Figure 1 Westbound Saccardo nozzle and inlet duct physical flow model

ALDEN Physical Flow Modeling | Washington State's Mercer Island

Good ventilation is vital to modern transportation tunnel design, particularly for ensuring proper environmental health and safety.  

How does a design firm ensure minimum energy requirements and adequate ventilation at the same time?

Jacobs Engineering Group is currently under contract with the Washington State Department of Transportation (WSDOT) to provide design services for fire and life safety systems improvements within the Mount Baker and Mercer Island tunnels along I-90 in the Seattle metro area.  One of these tunnels is the Mercer Island Lid, officially the Luther Burbank Lid (Lid), a half-mile concrete and steel structure that covers a section of Interstate 90.  The Lid also happens to be home to a landscaped park, “Park on the Lid” (Figure 1).    

The ventilation concepts for the eastbound and westbound lanes call for converting the existing transverse ventilation systems to a longitudinal design.  The design includes  use of quasi-two dimensional Saccardo nozzles just inside the entrances to entrain fresh air and introduce it at a high velocity into the tunnels.  Also, single large exhaust ports will extract air from just inside the exit of each tunnel.

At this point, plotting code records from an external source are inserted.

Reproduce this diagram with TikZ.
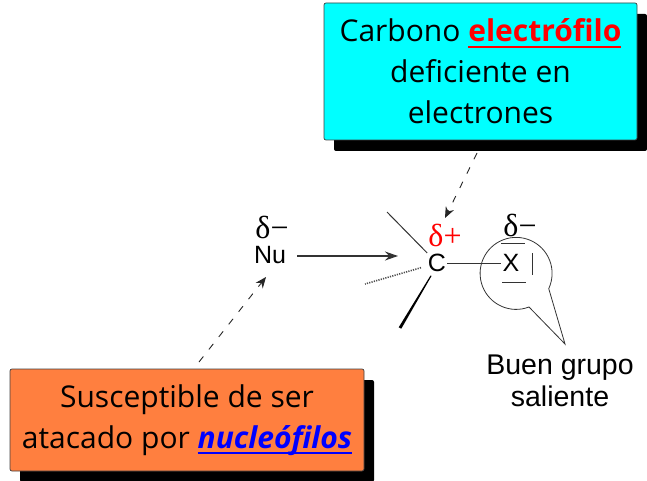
\documentclass[tikz,border=0pt]{standalone}
\usepackage{fontspec}
\setmainfont{Open Sans}
\newfontfamily\arialfont{Liberation Sans}
\newfontfamily\symfont{Liberation Serif}
\newcommand\heavyul[1]{\setbox0=\hbox{#1}\copy0\llap{\rule[-6pt]{\wd0}{2pt}}}
\usetikzlibrary{arrows.meta, shadows, calc}
\definecolor{boxorange}{RGB}{255,127,63}
\definecolor{boxcyan}{RGB}{0,255,255}
\tikzset{
  info box/.style={
    rectangle, rounded corners=2pt, draw=black!75, line width=0.7pt,
    align=center, inner sep=0pt,
    font=\fontsize{30}{41}\selectfont,
    drop shadow={opacity=1, fill=black, shadow xshift=10pt, shadow yshift=-11pt}
  },
  atom/.style={
    font=\arialfont\fontsize{25}{30}\selectfont, inner sep=1pt
  },
  charge/.style={
    font=\symfont\fontsize{32}{34}\selectfont, inner sep=0pt
  },
  dash arrow/.style={
    -{Stealth[length=11pt,width=9pt]}, draw=black!85, line width=0.9pt,
    dash pattern=on 7pt off 9pt
  },
  bond/.style={
    draw=black!80, line width=1pt
  }
}
\begin{document}
\begin{tikzpicture}[x=1pt, y=-1pt]
  \useasboundingbox (0,0) rectangle (647,481);

  % boxes
  \node (electro) [info box, fill=boxcyan, minimum width=313pt, minimum height=137pt] at (480.5,71.5)
    {Carbono \textcolor{red}{\heavyul{\textbf{electrófilo}}}\\deficiente en\\electrones};
  \node (nucleo) [info box, fill=boxorange, minimum width=354pt, minimum height=102pt] at (187,420)
    {Susceptible de ser\\atacado por \textcolor{blue}{\heavyul{\textbf{\textit{nucleófilos}}}}};

  % atoms
  \node (nu) [atom] at (270,255) {Nu};
  \node (c) [atom] at (437,263) {C};
  \node (x) [atom] at (511,263) {X};
  \node (dnu) [charge] at (272,227) {δ−};
  \node (dc) [charge, text=red] at (445,235) {δ+};
  \node (dx) [charge] at (520,225) {δ−};
  \node (leaving) [align=center, font=\arialfont\fontsize{28.5}{32}\selectfont] at (560,381)
    {Buen grupo\\saliente};

  \coordinate (nutip) at (398,256);
  \coordinate (ctip) at (445,218);
  \coordinate (ctail) at (477,153);
  \coordinate (ntip) at (266,277);
  \coordinate (ntail) at (199,362);
  \coordinate (b1) at (387,212);
  \coordinate (b2) at (365,284);
  \coordinate (w1) at (401.3,328.7);
  \coordinate (w2) at (398.7,327.3);

  % arrows
  \draw [dash arrow] (ctail) -- (ctip);
  \draw [dash arrow] (ntail) -- (ntip);
  \draw [-{Stealth[length=13pt,width=9pt]}, draw=black!80, line width=1.1pt, shorten <=10pt] (nu.east |- nutip) -- (nutip);

  % bonds
  \draw [bond] (c) -- (b1);
  \draw [draw=black!70, line width=1.6pt, dash pattern=on 1.2pt off 1.2pt, shorten <=6pt] (c) -- (b2);
  \fill [black] (431.5,276) -- (w1) -- (w2) -- (430.5,275.5) -- cycle;
  \draw [bond] (c) -- (x);

  % lone pairs
  \draw [bond] (501,243) -- (525,243);
  \draw [bond] (502,282) -- (526,282);
  \draw [bond] (532,253) -- (532,275);

  % callout
  \draw [draw=black!80, line width=0.8pt] (529,307)
    arc[start angle=-69, end angle=-385, radius=36pt] -- (565,344) -- cycle;
\end{tikzpicture}
\end{document}
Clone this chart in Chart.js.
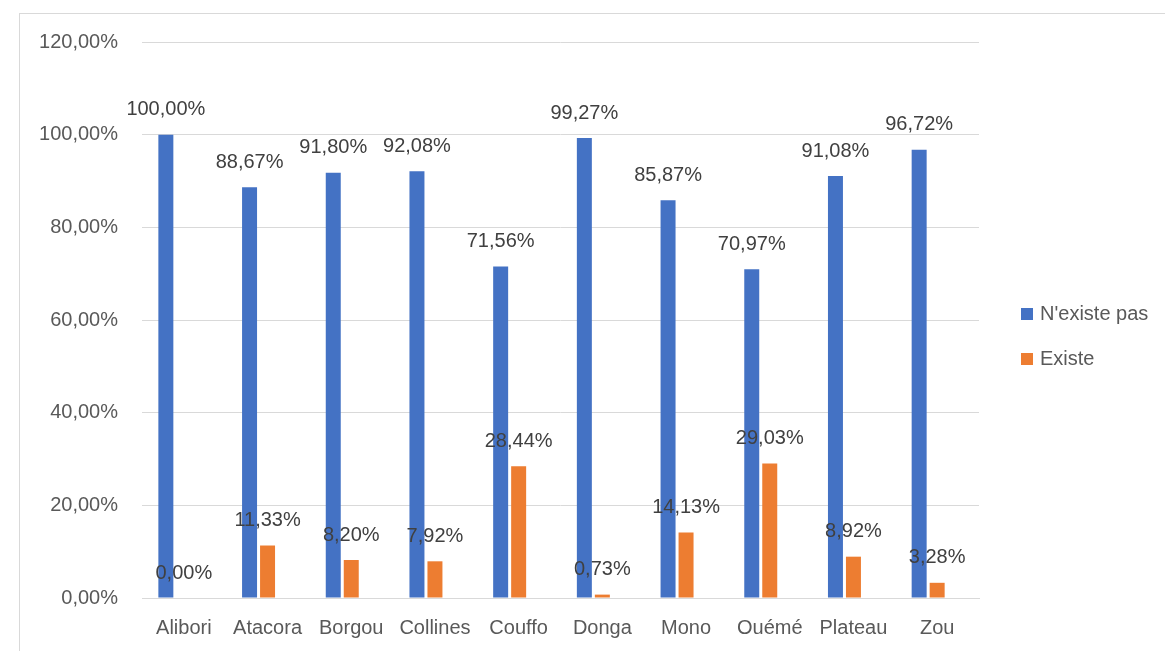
<!DOCTYPE html>
<html>
<head>
<meta charset="utf-8">
<script src="https://cdn.jsdelivr.net/npm/chart.js@4.4.1/dist/chart.umd.min.js"></script>
<style>
  body { margin: 0; background: #fff; overflow: hidden; }
  #frame { position: absolute; left: 19px; top: 13px; width: 1200px; height: 700px; border: 1px solid #d9d9d9; }
  canvas { display: block; }
</style>
</head>
<body>
<div id="frame"><canvas id="chart" width="1145" height="637"></canvas></div>
<script>
var departements = ['Alibori', 'Atacora', 'Borgou', 'Collines', 'Couffo', 'Donga', 'Mono', 'Ouémé', 'Plateau', 'Zou'];
var nExistePas = [100.00, 88.67, 91.80, 92.08, 71.56, 99.27, 85.87, 70.97, 91.08, 96.72];
var existe = [0.00, 11.33, 8.20, 7.92, 28.44, 0.73, 14.13, 29.03, 8.92, 3.28];
var yMax = 120;
var yStep = 20;

function pct(v) {
    return v.toFixed(2).replace('.', ',') + '%';
}

Chart.defaults.font.family = '"Liberation Sans", Arial, sans-serif';
Chart.defaults.font.size = 20;
Chart.defaults.color = '#595959';

// value labels above each bar
var valueLabels = {
    id: 'valueLabels',
    afterDatasetsDraw: function(chart) {
        var ctx = chart.ctx;
        ctx.save();
        ctx.font = '20px "Liberation Sans", Arial, sans-serif';
        ctx.fillStyle = '#404040';
        ctx.textAlign = 'center';
        ctx.textBaseline = 'middle';
        chart.data.datasets.forEach(function(ds, i) {
            if (!ds.label) return;
            chart.getDatasetMeta(i).data.forEach(function(bar, j) {
                ctx.fillText(pct(ds.data[j]), bar.x, bar.y - 25);
            });
        });
        ctx.restore();
    }
};

// legend on the right, excel style
var sideLegend = {
    id: 'sideLegend',
    afterDraw: function(chart) {
        var ctx = chart.ctx;
        var area = chart.chartArea;
        var x = area.right + 42;
        var y = area.top + 272;
        ctx.save();
        ctx.font = '20px "Liberation Sans", Arial, sans-serif';
        ctx.textBaseline = 'middle';
        ctx.textAlign = 'left';
        chart.data.datasets.forEach(function(ds) {
            if (!ds.label) return;
            ctx.fillStyle = ds.backgroundColor;
            ctx.fillRect(x, y - 6, 12, 12);
            ctx.fillStyle = '#595959';
            ctx.fillText(ds.label, x + 19, y);
            y += 45;
        });
        ctx.restore();
    }
};

var ctx = document.getElementById('chart').getContext('2d');
var chart = new Chart(ctx, {
    type: 'bar',
    data: {
        labels: departements,
        datasets: [
            { label: "N'existe pas", data: nExistePas, backgroundColor: '#4472C4' },
            { label: 'Existe', data: existe, backgroundColor: '#ED7D31' },
            // empty slot so the pair sits left of the category centre like in excel
            { label: '', data: departements.map(function() { return null; }), backgroundColor: 'rgba(0,0,0,0)' }
        ]
    },
    options: {
        responsive: false,
        animation: false,
        devicePixelRatio: 1,
        categoryPercentage: 0.645,
        barPercentage: 0.833,
        layout: { padding: { top: 28, right: 186, bottom: 11, left: 0 } },
        plugins: {
            legend: { display: false },
            tooltip: { enabled: false }
        },
        scales: {
            x: {
                afterFit: function(scale) { scale.height = 42; },
                grid: { display: false },
                border: { display: true, color: '#d9d9d9' },
                ticks: { padding: 10, maxRotation: 0, autoSkip: false, color: '#595959' }
            },
            y: {
                min: 0,
                max: yMax,
                afterFit: function(scale) {
                    scale.width = 122;
                    scale.paddingTop = 0;
                },
                grid: { color: '#d9d9d9', drawTicks: false },
                border: { display: false },
                ticks: {
                    stepSize: yStep,
                    padding: 24,
                    color: '#595959',
                    callback: function(v) { return pct(v); }
                }
            }
        }
    },
    plugins: [valueLabels, sideLegend]
});
</script>
</body>
</html>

Jacobs performed CFD modeling to optimize the nozzle designs for both the East-bound and West-bound passages, and contracted Alden to complete a physical flow modeling study of the nozzle designs in order to verify the pressure loss coefficients determined by CFD analysis.

For reasons of practicality, the high aspect ratio nozzles were tested in “slice” models (not the full width).  The scale of the models (1:6) and the width of the slice (24 inches) were set such that wall effects were minimal with respect to their contribution to the nozzle pressure loss (Figure 2).  

Figure 2 The “Mercer Island Lid”

Root mean square velocity variation measured at the nozzle outlet was found to be very uniform (3% or less) for both nozzles, and the loss coefficients were very low, and in agreement with the Jacobs CFD models, providing confidence in moving forward with construction.